EXERCISE DESCRIPTION: Only the lines from the top of the listing below to the line that has "(0,0) rectangle (509,325);" should be echoed, with both ends kept and pictures left out.
## START DATASET EXCERPT
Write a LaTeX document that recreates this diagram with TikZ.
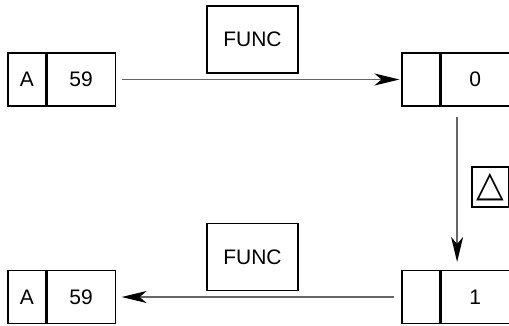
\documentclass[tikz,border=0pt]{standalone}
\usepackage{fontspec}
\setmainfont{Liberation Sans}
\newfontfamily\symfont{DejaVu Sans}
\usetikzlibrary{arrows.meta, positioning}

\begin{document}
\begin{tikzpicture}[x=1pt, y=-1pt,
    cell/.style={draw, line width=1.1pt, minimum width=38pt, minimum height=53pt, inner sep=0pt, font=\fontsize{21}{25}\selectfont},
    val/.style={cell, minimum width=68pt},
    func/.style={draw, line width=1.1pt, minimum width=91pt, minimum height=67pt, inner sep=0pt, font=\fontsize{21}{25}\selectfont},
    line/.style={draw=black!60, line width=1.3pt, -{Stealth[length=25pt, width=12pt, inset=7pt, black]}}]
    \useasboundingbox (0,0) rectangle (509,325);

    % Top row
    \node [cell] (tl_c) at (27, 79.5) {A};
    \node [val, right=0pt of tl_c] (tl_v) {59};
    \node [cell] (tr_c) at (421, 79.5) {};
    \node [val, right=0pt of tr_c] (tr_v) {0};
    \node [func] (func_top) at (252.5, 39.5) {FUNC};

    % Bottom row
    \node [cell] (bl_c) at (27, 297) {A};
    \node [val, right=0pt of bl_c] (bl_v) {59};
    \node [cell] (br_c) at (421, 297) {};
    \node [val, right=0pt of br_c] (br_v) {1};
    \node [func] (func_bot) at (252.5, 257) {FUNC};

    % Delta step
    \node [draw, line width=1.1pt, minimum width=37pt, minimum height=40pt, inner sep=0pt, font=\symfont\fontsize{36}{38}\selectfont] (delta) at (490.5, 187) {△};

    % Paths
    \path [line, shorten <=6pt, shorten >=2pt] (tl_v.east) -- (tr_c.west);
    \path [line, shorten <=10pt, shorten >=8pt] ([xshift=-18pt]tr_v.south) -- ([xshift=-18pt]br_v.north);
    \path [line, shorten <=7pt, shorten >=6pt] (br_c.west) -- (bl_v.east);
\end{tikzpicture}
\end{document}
## END DATASET EXCERPT
REPLY TO THE TASK:
Write a LaTeX document that recreates this diagram with TikZ.
\documentclass[tikz,border=0pt]{standalone}
\usepackage{fontspec}
\setmainfont{Liberation Sans}
\newfontfamily\symfont{DejaVu Sans}
\usetikzlibrary{arrows.meta, positioning}

\begin{document}
\begin{tikzpicture}[x=1pt, y=-1pt,
    cell/.style={draw, line width=1.1pt, minimum width=38pt, minimum height=53pt, inner sep=0pt, font=\fontsize{21}{25}\selectfont},
    val/.style={cell, minimum width=68pt},
    func/.style={draw, line width=1.1pt, minimum width=91pt, minimum height=67pt, inner sep=0pt, font=\fontsize{21}{25}\selectfont},
    line/.style={draw=black!60, line width=1.3pt, -{Stealth[length=25pt, width=12pt, inset=7pt, black]}}]
    \useasboundingbox (0,0) rectangle (509,325);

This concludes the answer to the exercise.